– Нет, они уже ушли, – говорю я спокойно.

– Что это значит? – не понимает Алина.

– Это значит, что ты можешь оставить ребенка.

– С чего бы вдруг такая щедрость? – недоверчиво спрашивает моя жена. Я не отвечаю, потому что не знаю, что ответить, только качаю головой и выхожу из спальни, чтобы налить себе еще один бокал бурбона.

14. 14 глава. Чудо

Милостиво вызванные мною на виллу врачи решают не возвращать Алину в госпиталь, позволяют ей остаться дома, но требуют неукоснительно соблюдать постельный режим и специальную питательную диету, пить горстями какие-то таблетки и витамины и избегать стресса. За ней ухаживает Лиза – а я добровольно перебираюсь в одну из дальних нежилых комнат, чтобы не попадаться им обеим на глаза. Ведь это я – главная причина стресса собственной жены. Самое время заткнуться и хоть немного помолчать. Не то чтобы я планирую просить прощения у бога – я не верю в него, я даже у Алины прощения не попросил, – но я действительно раскаиваюсь. Я чуть было не совершил настоящее убийство...

С собой я беру только бутылку бурбона и стакан – больше мне ничего и не нужно. В первый вечер ко мне прибегает со своим любимым набором лего-конструктора беззаботный и веселый Костя, но потом мать запрещает ему разговаривать со мной, и я ее отлично понимаю. Крепкий алкоголь глушит муки совести и тяжелые мысли, и следующие несколько дней я просто провожу в наполовину бессознательном состоянии. Напиваться до глухого беспамятства входит в привычку настолько, что быть трезвым уже как-то не с руки, слишком мрачно и откровенно хуево. Жизнь – дерьмо, что тут скажешь.

Я просто жду, что будет дальше, чем все это кончится. Врачи говорят, что первый триместр – самый опасный, особенно если была угроза выкидыша. А уж если была еще и попытка прерывания беременности таблетками... Это пиздец какая непростая ситуация. Я так и не узнаю, был ли какой-то эффект от первого приема, успел препарат частично рассосаться или Алина успела его выблевать без угрозы для ребенка? Тошнило ли ее? Или даже рвало? Была ли кровь из влагалища? Поднималась температура? Она мне ничего не говорит, а я не спрашиваю. Пару раз столкнувшись в коридорах по пути на кухню или в ванную комнату, мы расходимся как чужие люди, просто живущие под одной крышей. Да и кто мы друг другу, если не они – чужие люди? Я люблю ее – в своей извращенной, садистской, нездоровой манере. Но любила ли она меня когда-нибудь? Она сказала – нет. Или это было сгоряча? Хер его знает.

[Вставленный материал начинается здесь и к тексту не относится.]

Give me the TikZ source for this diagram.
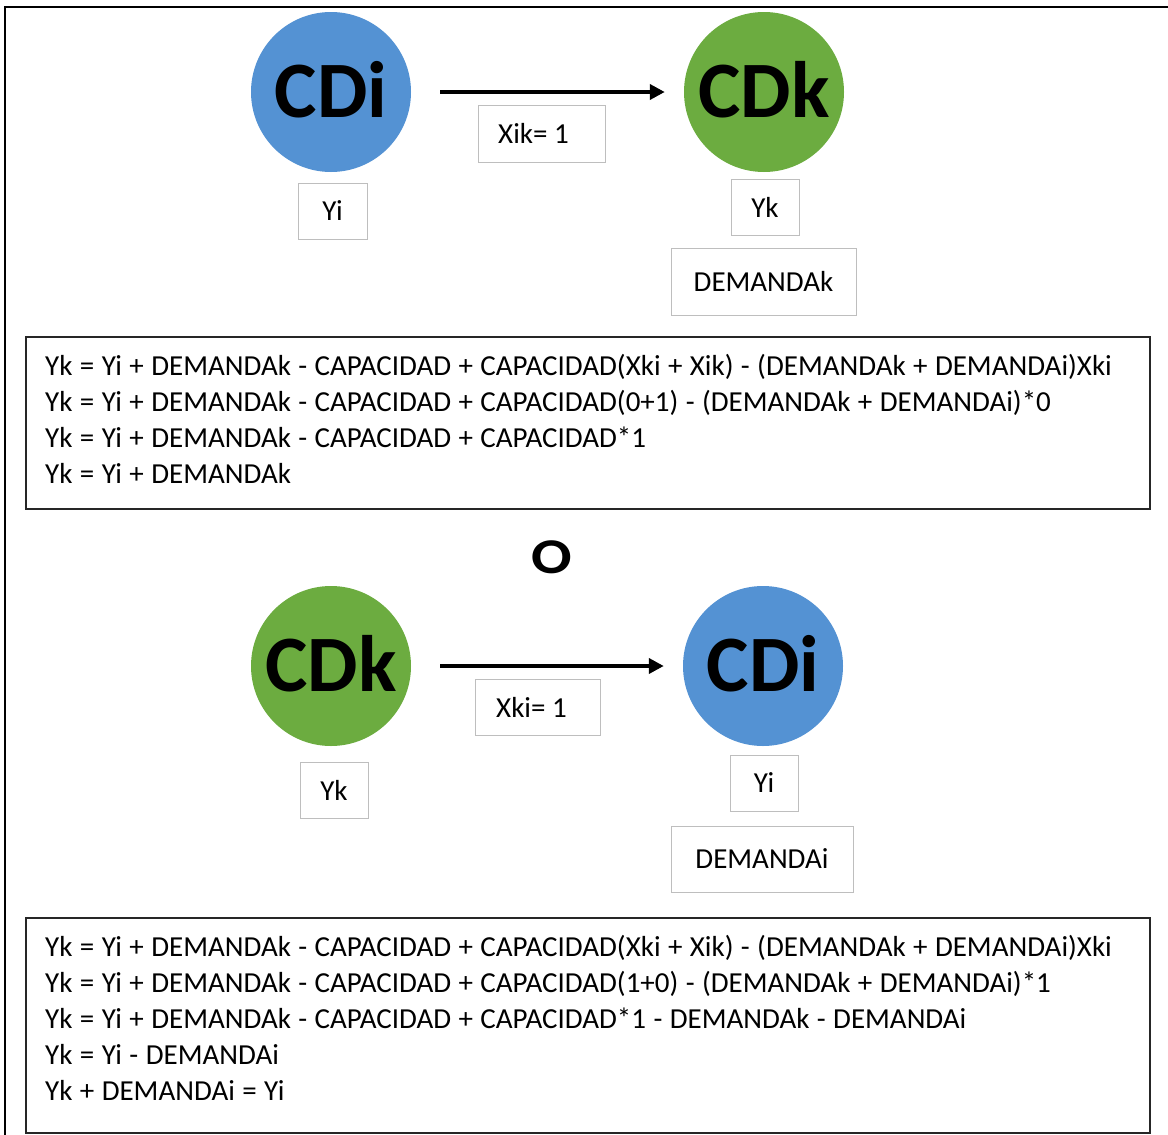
\documentclass[tikz,border=0pt]{standalone}
\usepackage{fontspec}
\setmainfont{Carlito}
\newfontfamily\eqfont[WordSpace=1.13]{Carlito}
\newfontfamily\widebold[FakeStretch=1.2]{Carlito Bold}
\usetikzlibrary{arrows.meta}
\definecolor{cdblue}{RGB}{84,146,211}
\definecolor{cdgreen}{RGB}{108,172,64}
\definecolor{boxgray}{RGB}{190,190,190}
\begin{document}
\begin{tikzpicture}[x=1pt,y=-1pt,
  center/.style={circle,minimum size=160pt,inner sep=0pt,
    font=\fontsize{80}{80}\selectfont\bfseries},
  varbox/.style={draw=boxgray,line width=0.8pt,inner sep=0pt,
    font=\fontsize{29}{32}\selectfont},
  eqframe/.style={draw=black!85,line width=1.6pt,inner sep=0pt},
  eqtext/.style={inner sep=0pt,anchor=west,align=left,
    font=\eqfont\fontsize{29}{36}\selectfont},
  flow/.style={line width=4pt,-{Triangle[length=15pt,width=15pt]}}]
\useasboundingbox (0,0) rectangle (1168,1135);
% outer frame
\draw[line width=2pt] (5,1140) -- (5,7) -- (1175,7);

% first case: CDi -> CDk
\node[center,fill=cdblue] (cdiA) at (331,92) {\raisebox{5pt}{CDi}};
\node[center,fill=cdgreen] (cdkA) at (764,92) {\raisebox{5pt}{CDk}};
\draw[flow,shorten <=29pt,shorten >=19pt] (cdiA) -- (cdkA);
\node[varbox,minimum width=127pt,minimum height=57pt] (xik) at (541.5,133.5) {\hspace*{-16pt}Xik= 1};
\node[varbox,minimum width=69pt,minimum height=56pt] (yiA) at (332.5,211) {Yi};
\node[varbox,minimum width=68pt,minimum height=56pt] (ykA) at (765,207) {Yk};
\node[varbox,minimum width=185pt,minimum height=67pt] (demk) at (763.5,281.5) {DEMANDAk};
\node[eqframe,minimum width=1124pt,minimum height=172pt] (eqA) at (588,423) {};
\node[eqtext] (eqAtext) at (45,418.5) {%
Yk = Yi + DEMANDAk - CAPACIDAD + CAPACIDAD(Xki + Xik) - (DEMANDAk + DEMANDAi)Xki\\
Yk = Yi + DEMANDAk - CAPACIDAD + CAPACIDAD(0+1) - (DEMANDAk + DEMANDAi)*0\\
Yk = Yi + DEMANDAk - CAPACIDAD + CAPACIDAD*1\\
Yk = Yi + DEMANDAk};

\node[font=\widebold\fontsize{50}{50}\selectfont] (alt) at (552,557) {O};

% second case: CDk -> CDi
\node[center,fill=cdgreen] (cdkB) at (331,666) {\raisebox{5pt}{CDk}};
\node[center,fill=cdblue] (cdiB) at (763,666) {\raisebox{5pt}{CDi}};
\draw[flow,shorten <=29pt,shorten >=19pt] (cdkB) -- (cdiB);
\node[varbox,minimum width=125pt,minimum height=56pt] (xki) at (537.5,707) {\hspace*{-12pt}Xki= 1};
\node[varbox,minimum width=68pt,minimum height=56pt] (ykB) at (334,790) {Yk};
\node[varbox,minimum width=68pt,minimum height=56pt] (yiB) at (764,783) {Yi};
\node[varbox,minimum width=182pt,minimum height=66pt] (demi) at (762,859) {DEMANDAi};
\node[eqframe,minimum width=1124pt,minimum height=215pt] (eqB) at (588,1025.5) {};
\node[eqtext] (eqBtext) at (45,1017.5) {%
Yk = Yi + DEMANDAk - CAPACIDAD + CAPACIDAD(Xki + Xik) - (DEMANDAk + DEMANDAi)Xki\\
Yk = Yi + DEMANDAk - CAPACIDAD + CAPACIDAD(1+0) - (DEMANDAk + DEMANDAi)*1\\
Yk = Yi + DEMANDAk - CAPACIDAD + CAPACIDAD*1 - DEMANDAk - DEMANDAi\\
Yk = Yi - DEMANDAi\\
Yk + DEMANDAi = Yi};
\end{tikzpicture}
\end{document}
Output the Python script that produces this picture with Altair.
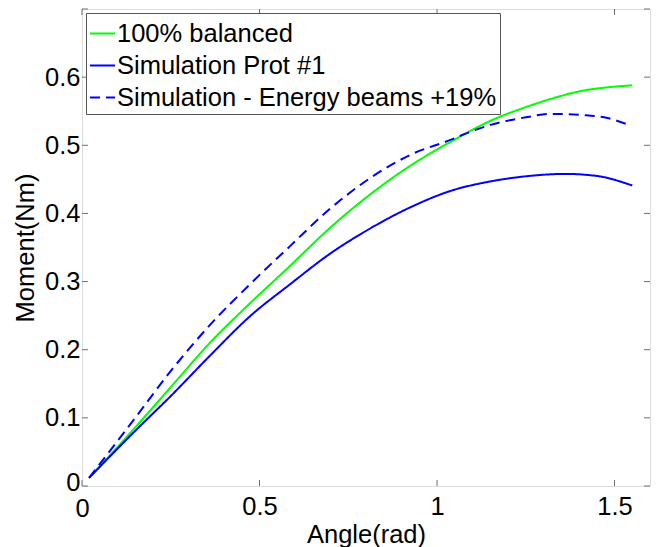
import altair as alt
import pandas as pd

# ---- data ----
x_green = [0.02, 0.15, 0.25, 0.36, 0.473, 0.586, 0.699, 0.812, 0.925, 1.038, 1.09, 1.151, 1.25, 1.32, 1.42, 1.48, 1.55]
y_green = [0.012, 0.086, 0.145, 0.210, 0.268, 0.323, 0.379, 0.428, 0.470, 0.505, 0.520, 0.536, 0.556, 0.568, 0.581, 0.585, 0.588]

x_prot = [0.02, 0.15, 0.25, 0.36, 0.473, 0.586, 0.699, 0.812, 0.925, 1.038, 1.151, 1.26, 1.36, 1.45, 1.55]
y_prot = [0.012, 0.081, 0.132, 0.191, 0.249, 0.296, 0.341, 0.378, 0.409, 0.433, 0.447, 0.455, 0.458, 0.455, 0.441]

x_energy = [0.02, 0.15, 0.252, 0.36, 0.473, 0.586, 0.699, 0.812, 0.925, 1.038, 1.09, 1.151, 1.25, 1.32, 1.42, 1.48, 1.54]
y_energy = [0.012, 0.100, 0.170, 0.236, 0.296, 0.352, 0.407, 0.452, 0.486, 0.508, 0.519, 0.530, 0.541, 0.546, 0.544, 0.540, 0.530]

series_names = ["100% balanced", "Simulation Prot #1", "Simulation - Energy beams +19%"]
series_colors = ["#00FF00", "#0000FF", "#0000FF"]
series_dash = [[1, 0], [1, 0], [10, 6]]

x_ticks = [0, 0.5, 1, 1.5]
y_ticks = [0, 0.1, 0.2, 0.3, 0.4, 0.5, 0.6]
x_domain = [0, 1.6]
y_domain = [0, 0.7]

rows = []
for name, xs, ys in zip(series_names, [x_green, x_prot, x_energy], [y_green, y_prot, y_energy]):
    for i, (a, b) in enumerate(zip(xs, ys)):
        rows.append({"series": name, "angle": a, "moment": b, "order": i})
df = pd.DataFrame(rows)

W, H = 568, 477
FONT = "Liberation Sans"
FRAME = "#707070"
FS = 25.5

xscale = alt.Scale(domain=x_domain, nice=False, zero=False)
yscale = alt.Scale(domain=y_domain, nice=False, zero=False)

lines = alt.Chart(df).mark_line(strokeWidth=2, clip=True, interpolate="monotone").encode(
    x=alt.X("angle:Q", scale=xscale, title="Angle(rad)",
            axis=alt.Axis(values=x_ticks, format="~g", tickSize=0,
                          labelPadding={"condition": {"test": "datum.value == 0", "value": 10}, "value": 8},
                          grid=False,
                          domain=False, labelFontSize=FS, titleFontSize=FS,
                          labelFont=FONT, titleFont=FONT, labelColor="black",
                          titleColor="black", titleFontWeight="normal", titlePadding=1,
                          labelFlush=False)),
    y=alt.Y("moment:Q", scale=yscale, title="Moment(Nm)",
            axis=alt.Axis(values=y_ticks, format="~g", tickSize=0, labelPadding=2, grid=False,
                          labelOffset={"condition": {"test": "datum.value == 0", "value": -4}, "value": 0},
                          domain=False, labelFontSize=FS, titleFontSize=FS,
                          labelFont=FONT, titleFont=FONT, labelColor="black",
                          titleColor="black", titleFontWeight="normal", titlePadding=6,
                          labelFlush=False)),
    color=alt.Color("series:N",
                    scale=alt.Scale(domain=series_names, range=series_colors),
                    legend=alt.Legend(title=" ", titleFontSize=4, titlePadding=0,
                                      orient="none", legendX=4, legendY=4,
                                      symbolType="stroke", symbolSize=625, symbolStrokeWidth=2,
                                      labelFontSize=FS, labelFont=FONT, labelColor="black",
                                      labelOffset=1, padding=3, rowPadding=5,
                                      fillColor="white", strokeColor="#555555",
                                      labelLimit=500)),
    strokeDash=alt.StrokeDash("series:N",
                              scale=alt.Scale(domain=series_names, range=series_dash),
                              legend=None),
    order="order:Q",
)

# inward ticks (MATLAB style) on all four sides
xt = pd.DataFrame({"v": x_ticks})
yt = pd.DataFrame({"v": y_ticks + [0.7]})
tick_len = 6
xb = alt.Chart(xt).mark_rule(color=FRAME, strokeWidth=1).encode(
    x=alt.X("v:Q", scale=xscale), y=alt.value(H), y2=alt.value(H - tick_len))
xtop = alt.Chart(xt).mark_rule(color=FRAME, strokeWidth=1).encode(
    x=alt.X("v:Q", scale=xscale), y=alt.value(0), y2=alt.value(tick_len))
yl = alt.Chart(yt).mark_rule(color=FRAME, strokeWidth=1).encode(
    y=alt.Y("v:Q", scale=yscale), x=alt.value(0), x2=alt.value(tick_len))
yr = alt.Chart(yt).mark_rule(color=FRAME, strokeWidth=1).encode(
    y=alt.Y("v:Q", scale=yscale), x=alt.value(W), x2=alt.value(W - tick_len))

chart = alt.layer(xb, xtop, yl, yr, lines).properties(
    width=W, height=H,
    autosize=alt.AutoSizeParams(type="none"),
    padding={"left": 82, "top": 9, "right": 10, "bottom": 61},
).configure_view(stroke=FRAME, strokeWidth=1.2).configure(background="white")

chart.save("out.html", embed_options={"renderer": "svg", "actions": False})
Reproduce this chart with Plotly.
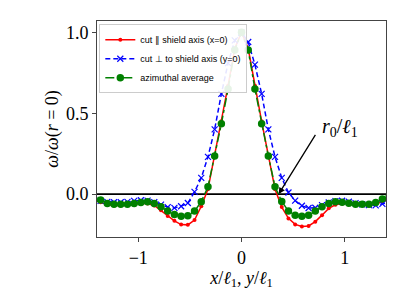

Она звонит отцу своего ребенка. Я пару раз слышу, как они разговаривают по телефону. Алина даже не скрывается. Отвратительно. Она рассказывает ему что-то, смеется, говорит «целую, люблю». У меня аж горло сводит спазмом, а в груди становится горячо от боли.

С помощью Влада я выясняю, кто этот человек. Его зовут Павел Александрович Сазонов, и он – адвокат по уголовным делам. Защищает женщин от домашнего насилия. Охренеть она себе любовника выбрала, при таком-то муже. Выглядит как продуманная многоходовочка. Познакомились они пару лет назад во время работы над общим благотворительным проектом. Получается, моя жена уже два года – ну, или чуть меньше, – спит с другим мужчиной, а я даже не догадывался... Если бы не ее внезапная беременность – сколько еще лет она скрывала бы это от меня? Но я не позволю ей быть с этим мужчиной. Я сделаю все, чтобы отрезать ее от него.

 

В самом конце февраля, как раз на исходе первого триместра беременности, прежде чем покупать билеты на самолет обратно в Россию, я отправляю Алину на УЗИ и анализы. Важно, чтобы она прошла медицинское обследование и ей разрешили лететь. Если врачи скажут, что есть хоть малейший риск, – останемся на Бали сколько потребуется. Раз уж я решил, что ребенка нужно оставить, – это теперь в первую очередь именно моя ответственность.